Yellen Says Security Worries on China Eclipse Economic Interests

Treasury Secretary Janet Yellen said the Biden administration was prepared to accept economic costs as it sought to protect US national security interests from threats posed by China, even as she appealed to Beijing to cooperate on shared global concerns.

(Bloomberg) — Treasury Secretary Janet Yellen said the Biden administration was prepared to accept economic costs as it sought to protect US national security interests from threats posed by China, even as she appealed to Beijing to cooperate on shared global concerns. 

“National security is of paramount importance in our relationship with China,” Yellen said in excerpts released by the Treasury of a speech she’s scheduled to deliver Thursday morning in Washington. “We will not compromise on these concerns, even when they force trade-offs with our economic interests.”

The remarks, set against a backdrop of deteriorating relations with Beijing, outline three priorities in dealing with China. The administration will defend its national security interests and express concerns over China’s behavior; seek healthy and fair economic competition; and aim to engage on issues like climate change and debt relief in the developing world.

The excerpts made no mention of a possible visit by Yellen to Beijing — a trip that has been planned for months but not yet scheduled.

The Treasury chief set a defiant tone in some of her remarks, contesting predictions that China would eclipse the US as the world’s largest economic power and lead to a “clash between nations.”

“Pronouncements of US decline have been around for decades, but they have always been proven wrong,” she is to say in the address at Johns Hopkins University’s School of Advanced International Studies in Washington. “The United States has repeatedly demonstrated its ability to adapt and reinvent to face new challenges. This time will be no different.”

State Support

She also spoke about US grievances over China’s “expanded support for its state-owned enterprises and domestic private firms to dominate foreign competitors” and its alleged theft of intellectual property.
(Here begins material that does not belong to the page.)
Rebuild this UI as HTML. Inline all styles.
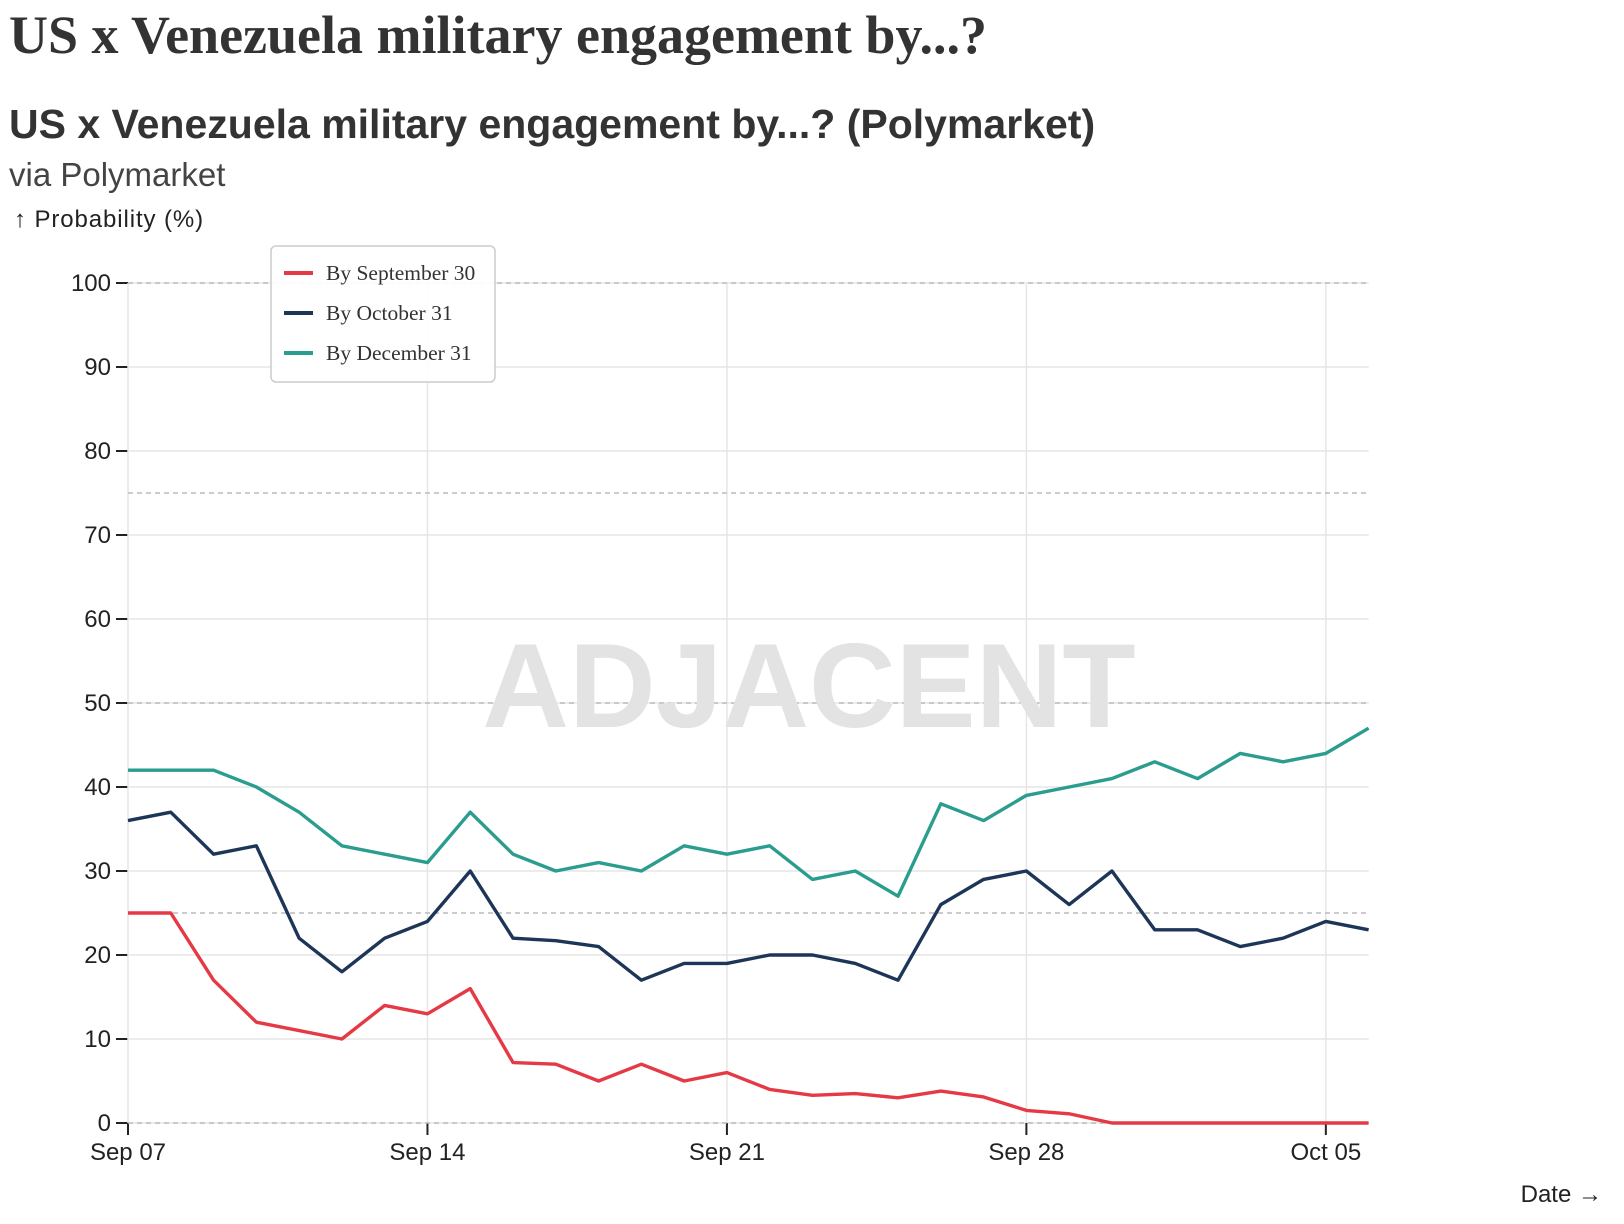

She tempered that by declaring the Biden administration wasn’t motivated in its actions by a desire to hold back China’s development. 

“These national security actions are not designed for us to gain a competitive economic advantage, or stifle China’s economic and technological modernization,” she said. 

Read More: How China Aims to Counter US Efforts at ‘Containment’

China’s leader, Xi Jinping, has made trying to match or beat the US in the technology sphere a major focus. Last month, he criticized Washington for what he called a strategy of “containment and suppression” — led by trade restrictions, blacklists and investment curbs — that has challenged China’s technological development. 

Yellen repeated her view that China and the US, as the world’s two largest economies, had a responsibility to work together. 

“It is important that we make progress on global issues regardless of our other disagreements,” she said. “That’s what the world needs from its two largest economies.”